SOURCE EXCERPT.
○ ○ ○ ○

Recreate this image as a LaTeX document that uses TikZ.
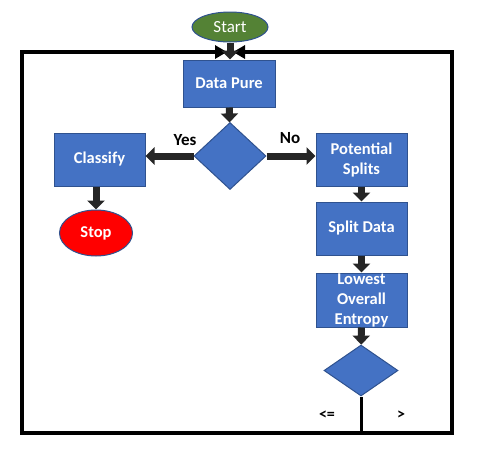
\documentclass[tikz,border=0pt]{standalone}
\usepackage{fontspec}
\setmainfont{Carlito}
\usetikzlibrary{arrows.meta,shapes.geometric}
\definecolor{boxblue}{HTML}{4472C4}
\definecolor{boxline}{HTML}{2F528F}
\definecolor{startgreen}{HTML}{548235}
\definecolor{arrowgray}{HTML}{262626}

\begin{document}
\begin{tikzpicture}[x=1pt, y=-1pt,
  every node/.style={font=\bfseries\fontsize{16.5}{20}\selectfont},
  box/.style={draw=boxline, line width=1pt, fill=boxblue, text=white, align=center,
    minimum width=91pt, minimum height=53pt, inner sep=0pt},
  decision/.style={diamond, draw=boxline, line width=1pt, fill=boxblue, inner sep=0pt,
    minimum width=72pt, minimum height=67pt},
  terminal/.style={ellipse, draw=boxline, line width=1pt, text=white, inner sep=0pt},
  flow/.style={draw=arrowgray, line width=7pt, -{Triangle[length=9pt,width=17pt]}},
  loopback/.style={draw=black, line width=3.5pt, -{Triangle[length=12pt,width=13pt]}},
  lbl/.style={text=black}]
  \useasboundingbox (0,0) rectangle (483,456);

  \node[terminal, fill=startgreen, minimum width=76pt, minimum height=30pt,
    font=\fontsize{17}{18}\selectfont] (start) at (230,27) {Start};
  \node[box, minimum width=92pt, minimum height=47pt] (pure) at (229,83.5) {Data Pure};
  \node[decision] (check) at (230,156) {};
  \node[box] (classify) at (99.5,159.5) {Classify};
  \node[terminal, fill=red, minimum width=73pt, minimum height=46pt] (stop) at (96,233) {Stop};
  \node[box] (potential) at (361.5,159.5) {Potential\\Splits};
  \node[box] (split) at (361.5,228.5) {Split Data};
  \node[box, minimum height=54pt] (lowest) at (361.5,300) {Lowest\\Overall\\Entropy};
  \node[decision, minimum width=74pt, minimum height=51pt] (best) at (361,370.5) {};

  \node[lbl, font=\bfseries\fontsize{17}{18}\selectfont] (yes) at (185,140) {Yes};
  \node[lbl, font=\bfseries\fontsize{17}{18}\selectfont] (no) at (290,138) {No};
  \node[lbl, font=\bfseries\fontsize{16}{18}\selectfont] (le) at (327,415) {<=};
  \node[lbl, font=\bfseries\fontsize{16}{18}\selectfont] (gt) at (401,415) {>};

  % loop back to the top
  \coordinate (foot) at (361,433);
  \coordinate (bl) at (22,433);
  \coordinate (tl) at (22,52);
  \coordinate (br) at (452,433);
  \coordinate (tr) at (452,52);
  \coordinate (meet-left) at (227,52);
  \coordinate (meet-right) at (233,52);
  \draw[line width=3pt] (best.south) -- (foot);
  \draw[loopback] (foot) -- (bl) -- (tl) -- (meet-left);
  \draw[loopback] (foot) -- (br) -- (tr) -- (meet-right);

  \draw[flow] (start.south) -- (start.south |- pure.north);
  \draw[flow] (pure) -- (check);
  \draw[flow] (check.west) -- (check.west -| classify.east);
  \draw[flow] (stop.north |- classify.south) -- (stop.north);
  \draw[flow] (check.east) -- (check.east -| potential.west);
  \draw[flow] (potential) -- (split);
  \draw[flow] (split) -- (lowest);
  \draw[flow] (lowest) -- (best);
\end{tikzpicture}
\end{document}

○ ○ ○ ○

WHAT IS EXPECTED. Retype the whole listing, keeping every line identical and omitting all pictures.

TASK SOLUTION.
Recreate this image as a LaTeX document that uses TikZ.
\documentclass[tikz,border=0pt]{standalone}
\usepackage{fontspec}
\setmainfont{Carlito}
\usetikzlibrary{arrows.meta,shapes.geometric}
\definecolor{boxblue}{HTML}{4472C4}
\definecolor{boxline}{HTML}{2F528F}
\definecolor{startgreen}{HTML}{548235}
\definecolor{arrowgray}{HTML}{262626}

\begin{document}
\begin{tikzpicture}[x=1pt, y=-1pt,
  every node/.style={font=\bfseries\fontsize{16.5}{20}\selectfont},
  box/.style={draw=boxline, line width=1pt, fill=boxblue, text=white, align=center,
    minimum width=91pt, minimum height=53pt, inner sep=0pt},
  decision/.style={diamond, draw=boxline, line width=1pt, fill=boxblue, inner sep=0pt,
    minimum width=72pt, minimum height=67pt},
  terminal/.style={ellipse, draw=boxline, line width=1pt, text=white, inner sep=0pt},
  flow/.style={draw=arrowgray, line width=7pt, -{Triangle[length=9pt,width=17pt]}},
  loopback/.style={draw=black, line width=3.5pt, -{Triangle[length=12pt,width=13pt]}},
  lbl/.style={text=black}]
  \useasboundingbox (0,0) rectangle (483,456);

  \node[terminal, fill=startgreen, minimum width=76pt, minimum height=30pt,
    font=\fontsize{17}{18}\selectfont] (start) at (230,27) {Start};
  \node[box, minimum width=92pt, minimum height=47pt] (pure) at (229,83.5) {Data Pure};
  \node[decision] (check) at (230,156) {};
  \node[box] (classify) at (99.5,159.5) {Classify};
  \node[terminal, fill=red, minimum width=73pt, minimum height=46pt] (stop) at (96,233) {Stop};
  \node[box] (potential) at (361.5,159.5) {Potential\\Splits};
  \node[box] (split) at (361.5,228.5) {Split Data};
  \node[box, minimum height=54pt] (lowest) at (361.5,300) {Lowest\\Overall\\Entropy};
  \node[decision, minimum width=74pt, minimum height=51pt] (best) at (361,370.5) {};

  \node[lbl, font=\bfseries\fontsize{17}{18}\selectfont] (yes) at (185,140) {Yes};
  \node[lbl, font=\bfseries\fontsize{17}{18}\selectfont] (no) at (290,138) {No};
  \node[lbl, font=\bfseries\fontsize{16}{18}\selectfont] (le) at (327,415) {<=};
  \node[lbl, font=\bfseries\fontsize{16}{18}\selectfont] (gt) at (401,415) {>};

  % loop back to the top
  \coordinate (foot) at (361,433);
  \coordinate (bl) at (22,433);
  \coordinate (tl) at (22,52);
  \coordinate (br) at (452,433);
  \coordinate (tr) at (452,52);
  \coordinate (meet-left) at (227,52);
  \coordinate (meet-right) at (233,52);
  \draw[line width=3pt] (best.south) -- (foot);
  \draw[loopback] (foot) -- (bl) -- (tl) -- (meet-left);
  \draw[loopback] (foot) -- (br) -- (tr) -- (meet-right);

  \draw[flow] (start.south) -- (start.south |- pure.north);
  \draw[flow] (pure) -- (check);
  \draw[flow] (check.west) -- (check.west -| classify.east);
  \draw[flow] (stop.north |- classify.south) -- (stop.north);
  \draw[flow] (check.east) -- (check.east -| potential.west);
  \draw[flow] (potential) -- (split);
  \draw[flow] (split) -- (lowest);
  \draw[flow] (lowest) -- (best);
\end{tikzpicture}
\end{document}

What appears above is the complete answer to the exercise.